## Problem description
Reproduce exactly, and only, the lines running from the start of the entries below to the line containing "import pandas as pd".

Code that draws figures
------------
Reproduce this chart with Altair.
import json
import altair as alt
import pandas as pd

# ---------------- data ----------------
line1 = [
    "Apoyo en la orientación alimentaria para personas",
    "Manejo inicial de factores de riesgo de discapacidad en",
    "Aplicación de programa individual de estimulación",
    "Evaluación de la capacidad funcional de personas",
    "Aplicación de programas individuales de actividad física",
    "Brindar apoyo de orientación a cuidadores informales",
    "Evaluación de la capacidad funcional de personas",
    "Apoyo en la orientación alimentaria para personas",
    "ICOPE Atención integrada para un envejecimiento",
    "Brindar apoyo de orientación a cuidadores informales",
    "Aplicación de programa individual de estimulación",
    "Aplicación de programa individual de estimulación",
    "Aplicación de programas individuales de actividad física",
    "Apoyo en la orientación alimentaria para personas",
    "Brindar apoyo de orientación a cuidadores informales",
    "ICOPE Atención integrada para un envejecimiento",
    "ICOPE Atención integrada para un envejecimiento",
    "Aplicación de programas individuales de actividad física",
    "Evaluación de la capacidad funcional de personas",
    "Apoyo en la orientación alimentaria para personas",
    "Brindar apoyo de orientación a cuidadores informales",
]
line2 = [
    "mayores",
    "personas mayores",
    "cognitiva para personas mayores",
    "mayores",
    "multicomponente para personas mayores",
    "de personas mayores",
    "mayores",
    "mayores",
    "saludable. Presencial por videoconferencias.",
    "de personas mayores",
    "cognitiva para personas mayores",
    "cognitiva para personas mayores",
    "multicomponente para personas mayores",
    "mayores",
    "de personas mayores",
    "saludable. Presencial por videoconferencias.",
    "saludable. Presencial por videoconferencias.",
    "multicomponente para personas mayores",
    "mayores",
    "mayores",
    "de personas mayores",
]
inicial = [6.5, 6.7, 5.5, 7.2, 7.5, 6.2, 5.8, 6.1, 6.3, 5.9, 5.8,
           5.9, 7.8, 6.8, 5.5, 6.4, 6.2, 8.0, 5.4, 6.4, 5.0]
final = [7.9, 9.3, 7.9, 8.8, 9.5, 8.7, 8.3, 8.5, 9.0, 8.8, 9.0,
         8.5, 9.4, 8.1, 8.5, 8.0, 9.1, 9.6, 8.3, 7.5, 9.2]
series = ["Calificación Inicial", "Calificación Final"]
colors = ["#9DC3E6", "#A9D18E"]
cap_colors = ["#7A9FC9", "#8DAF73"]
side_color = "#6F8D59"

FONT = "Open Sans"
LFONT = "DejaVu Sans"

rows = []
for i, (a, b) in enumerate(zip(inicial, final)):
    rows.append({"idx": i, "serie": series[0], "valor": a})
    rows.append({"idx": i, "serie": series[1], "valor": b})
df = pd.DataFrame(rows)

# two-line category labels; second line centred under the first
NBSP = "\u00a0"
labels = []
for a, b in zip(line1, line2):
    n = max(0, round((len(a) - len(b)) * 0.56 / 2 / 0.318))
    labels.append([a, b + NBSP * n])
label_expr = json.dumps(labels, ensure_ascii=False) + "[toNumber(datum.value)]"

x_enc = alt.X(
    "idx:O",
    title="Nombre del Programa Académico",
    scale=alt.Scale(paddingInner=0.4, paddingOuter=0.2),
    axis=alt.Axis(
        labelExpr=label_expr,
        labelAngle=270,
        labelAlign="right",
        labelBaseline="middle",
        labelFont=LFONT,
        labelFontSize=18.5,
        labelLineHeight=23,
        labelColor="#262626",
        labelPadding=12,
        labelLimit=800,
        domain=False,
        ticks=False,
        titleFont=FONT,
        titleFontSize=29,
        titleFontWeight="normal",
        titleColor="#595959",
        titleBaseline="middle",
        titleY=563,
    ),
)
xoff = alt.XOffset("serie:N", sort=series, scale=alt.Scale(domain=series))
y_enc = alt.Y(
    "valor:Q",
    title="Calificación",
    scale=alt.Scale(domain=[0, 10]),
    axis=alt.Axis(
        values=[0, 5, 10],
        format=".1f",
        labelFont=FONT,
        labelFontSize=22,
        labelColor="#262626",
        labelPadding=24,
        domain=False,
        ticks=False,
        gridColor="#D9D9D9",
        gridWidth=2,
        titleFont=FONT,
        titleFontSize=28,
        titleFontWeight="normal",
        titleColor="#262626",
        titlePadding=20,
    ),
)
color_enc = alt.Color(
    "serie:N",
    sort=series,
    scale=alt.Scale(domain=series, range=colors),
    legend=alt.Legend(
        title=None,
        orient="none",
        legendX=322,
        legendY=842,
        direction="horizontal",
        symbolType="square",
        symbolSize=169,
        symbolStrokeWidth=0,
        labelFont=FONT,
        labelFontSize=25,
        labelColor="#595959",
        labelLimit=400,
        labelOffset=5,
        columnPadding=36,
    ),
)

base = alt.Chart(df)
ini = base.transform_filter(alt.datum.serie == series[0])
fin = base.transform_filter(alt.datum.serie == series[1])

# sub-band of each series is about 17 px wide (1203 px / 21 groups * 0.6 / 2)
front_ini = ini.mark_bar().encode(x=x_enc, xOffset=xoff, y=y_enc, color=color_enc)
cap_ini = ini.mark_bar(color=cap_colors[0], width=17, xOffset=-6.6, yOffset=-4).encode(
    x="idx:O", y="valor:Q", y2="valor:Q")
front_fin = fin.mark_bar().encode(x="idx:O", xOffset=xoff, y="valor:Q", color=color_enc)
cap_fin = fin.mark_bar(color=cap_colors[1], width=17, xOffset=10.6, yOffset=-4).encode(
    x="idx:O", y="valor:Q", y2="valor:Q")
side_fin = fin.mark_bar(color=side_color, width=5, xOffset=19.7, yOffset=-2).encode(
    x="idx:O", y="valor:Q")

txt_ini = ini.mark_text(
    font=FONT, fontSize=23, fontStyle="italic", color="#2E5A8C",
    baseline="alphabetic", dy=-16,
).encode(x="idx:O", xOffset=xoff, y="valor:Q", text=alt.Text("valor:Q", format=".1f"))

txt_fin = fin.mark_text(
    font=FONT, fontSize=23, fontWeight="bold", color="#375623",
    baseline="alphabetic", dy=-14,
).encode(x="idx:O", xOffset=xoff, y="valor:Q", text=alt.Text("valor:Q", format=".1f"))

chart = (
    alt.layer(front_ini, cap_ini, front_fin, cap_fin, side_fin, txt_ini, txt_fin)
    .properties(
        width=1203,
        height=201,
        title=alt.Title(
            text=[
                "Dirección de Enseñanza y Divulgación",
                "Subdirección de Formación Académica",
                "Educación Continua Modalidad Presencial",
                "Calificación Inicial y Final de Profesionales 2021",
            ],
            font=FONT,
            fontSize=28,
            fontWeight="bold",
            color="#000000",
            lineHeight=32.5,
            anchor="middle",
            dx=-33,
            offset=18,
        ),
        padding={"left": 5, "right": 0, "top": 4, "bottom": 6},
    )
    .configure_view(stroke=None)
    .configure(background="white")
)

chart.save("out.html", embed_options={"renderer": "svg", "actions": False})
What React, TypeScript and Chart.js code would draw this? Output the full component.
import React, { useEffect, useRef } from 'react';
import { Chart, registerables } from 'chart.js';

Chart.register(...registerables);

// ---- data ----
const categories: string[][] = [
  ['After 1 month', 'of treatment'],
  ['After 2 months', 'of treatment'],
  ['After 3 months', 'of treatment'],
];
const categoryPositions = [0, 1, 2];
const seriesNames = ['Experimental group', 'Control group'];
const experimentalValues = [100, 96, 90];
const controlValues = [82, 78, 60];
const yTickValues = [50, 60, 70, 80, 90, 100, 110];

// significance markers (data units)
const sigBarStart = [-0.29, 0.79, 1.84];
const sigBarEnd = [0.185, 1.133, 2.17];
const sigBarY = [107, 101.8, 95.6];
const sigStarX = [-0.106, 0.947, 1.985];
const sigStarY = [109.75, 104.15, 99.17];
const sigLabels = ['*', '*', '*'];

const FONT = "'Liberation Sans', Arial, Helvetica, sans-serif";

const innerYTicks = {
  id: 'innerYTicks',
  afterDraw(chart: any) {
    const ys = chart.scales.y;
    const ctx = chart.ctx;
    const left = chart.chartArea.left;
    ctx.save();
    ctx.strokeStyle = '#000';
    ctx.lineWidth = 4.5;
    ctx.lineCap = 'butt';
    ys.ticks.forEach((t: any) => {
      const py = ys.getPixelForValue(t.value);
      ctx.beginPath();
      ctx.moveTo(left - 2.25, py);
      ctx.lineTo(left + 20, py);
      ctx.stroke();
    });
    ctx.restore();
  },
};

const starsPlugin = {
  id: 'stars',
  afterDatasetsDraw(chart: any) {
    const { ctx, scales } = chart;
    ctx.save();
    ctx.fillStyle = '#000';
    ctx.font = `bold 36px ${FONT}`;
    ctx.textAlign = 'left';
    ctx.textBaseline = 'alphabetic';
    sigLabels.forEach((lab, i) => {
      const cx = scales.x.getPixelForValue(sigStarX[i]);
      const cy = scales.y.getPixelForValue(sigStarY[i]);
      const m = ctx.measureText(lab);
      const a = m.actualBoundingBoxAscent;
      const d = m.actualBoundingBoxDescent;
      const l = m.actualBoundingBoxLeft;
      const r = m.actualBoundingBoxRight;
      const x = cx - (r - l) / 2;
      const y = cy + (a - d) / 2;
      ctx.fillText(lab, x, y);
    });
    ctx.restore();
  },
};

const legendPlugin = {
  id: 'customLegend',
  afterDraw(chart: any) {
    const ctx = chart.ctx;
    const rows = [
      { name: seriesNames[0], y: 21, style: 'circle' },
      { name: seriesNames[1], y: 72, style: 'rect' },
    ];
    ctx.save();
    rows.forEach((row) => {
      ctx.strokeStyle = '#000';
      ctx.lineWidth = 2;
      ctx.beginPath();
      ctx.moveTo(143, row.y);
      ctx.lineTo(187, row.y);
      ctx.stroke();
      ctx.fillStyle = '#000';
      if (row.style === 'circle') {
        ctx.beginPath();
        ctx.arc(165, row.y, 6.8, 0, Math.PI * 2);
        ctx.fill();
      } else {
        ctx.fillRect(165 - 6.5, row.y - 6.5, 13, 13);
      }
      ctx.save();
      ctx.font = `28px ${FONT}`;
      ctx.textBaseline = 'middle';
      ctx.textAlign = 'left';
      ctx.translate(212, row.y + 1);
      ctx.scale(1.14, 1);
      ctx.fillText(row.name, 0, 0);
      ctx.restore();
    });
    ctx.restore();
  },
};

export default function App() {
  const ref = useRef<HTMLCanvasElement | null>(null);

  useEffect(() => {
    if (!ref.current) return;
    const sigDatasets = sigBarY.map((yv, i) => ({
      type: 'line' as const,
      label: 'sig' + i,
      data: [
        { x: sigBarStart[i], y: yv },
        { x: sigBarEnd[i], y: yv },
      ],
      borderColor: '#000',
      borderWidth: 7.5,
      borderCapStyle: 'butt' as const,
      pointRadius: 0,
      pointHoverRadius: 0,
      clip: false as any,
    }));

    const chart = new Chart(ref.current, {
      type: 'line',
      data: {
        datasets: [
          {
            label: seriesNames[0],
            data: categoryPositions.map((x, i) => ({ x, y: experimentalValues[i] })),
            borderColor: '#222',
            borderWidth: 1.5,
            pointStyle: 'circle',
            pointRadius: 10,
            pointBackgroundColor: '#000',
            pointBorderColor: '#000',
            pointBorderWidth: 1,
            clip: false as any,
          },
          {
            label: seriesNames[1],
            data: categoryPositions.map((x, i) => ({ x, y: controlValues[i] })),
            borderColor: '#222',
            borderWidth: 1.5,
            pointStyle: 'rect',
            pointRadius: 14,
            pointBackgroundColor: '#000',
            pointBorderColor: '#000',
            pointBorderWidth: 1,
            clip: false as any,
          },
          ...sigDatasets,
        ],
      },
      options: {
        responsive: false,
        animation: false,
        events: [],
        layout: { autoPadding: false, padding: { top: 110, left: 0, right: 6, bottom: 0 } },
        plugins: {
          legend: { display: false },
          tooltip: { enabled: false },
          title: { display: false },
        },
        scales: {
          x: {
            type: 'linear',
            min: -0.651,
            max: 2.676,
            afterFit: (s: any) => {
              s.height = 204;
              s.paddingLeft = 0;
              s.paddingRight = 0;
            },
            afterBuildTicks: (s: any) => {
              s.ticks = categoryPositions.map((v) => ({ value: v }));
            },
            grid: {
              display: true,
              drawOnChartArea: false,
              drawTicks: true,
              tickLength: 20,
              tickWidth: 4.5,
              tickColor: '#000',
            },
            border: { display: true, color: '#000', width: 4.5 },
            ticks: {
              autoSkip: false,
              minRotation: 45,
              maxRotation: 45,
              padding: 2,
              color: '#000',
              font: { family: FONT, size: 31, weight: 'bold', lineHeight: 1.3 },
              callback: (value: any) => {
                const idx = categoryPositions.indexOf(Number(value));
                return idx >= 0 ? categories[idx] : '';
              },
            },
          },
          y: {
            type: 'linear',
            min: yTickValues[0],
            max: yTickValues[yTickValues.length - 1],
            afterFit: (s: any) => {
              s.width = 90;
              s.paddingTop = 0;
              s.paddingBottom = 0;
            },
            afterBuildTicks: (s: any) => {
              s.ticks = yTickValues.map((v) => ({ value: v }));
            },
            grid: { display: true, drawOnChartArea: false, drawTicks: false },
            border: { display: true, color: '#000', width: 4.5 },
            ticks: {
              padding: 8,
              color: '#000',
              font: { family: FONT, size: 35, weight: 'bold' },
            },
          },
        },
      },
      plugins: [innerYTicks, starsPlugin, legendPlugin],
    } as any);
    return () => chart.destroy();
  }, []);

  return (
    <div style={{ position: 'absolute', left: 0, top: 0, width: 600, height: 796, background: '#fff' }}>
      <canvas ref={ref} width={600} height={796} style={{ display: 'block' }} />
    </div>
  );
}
------------
## Final answer
Reproduce this chart with Altair.
import json
import altair as alt
import pandas as pd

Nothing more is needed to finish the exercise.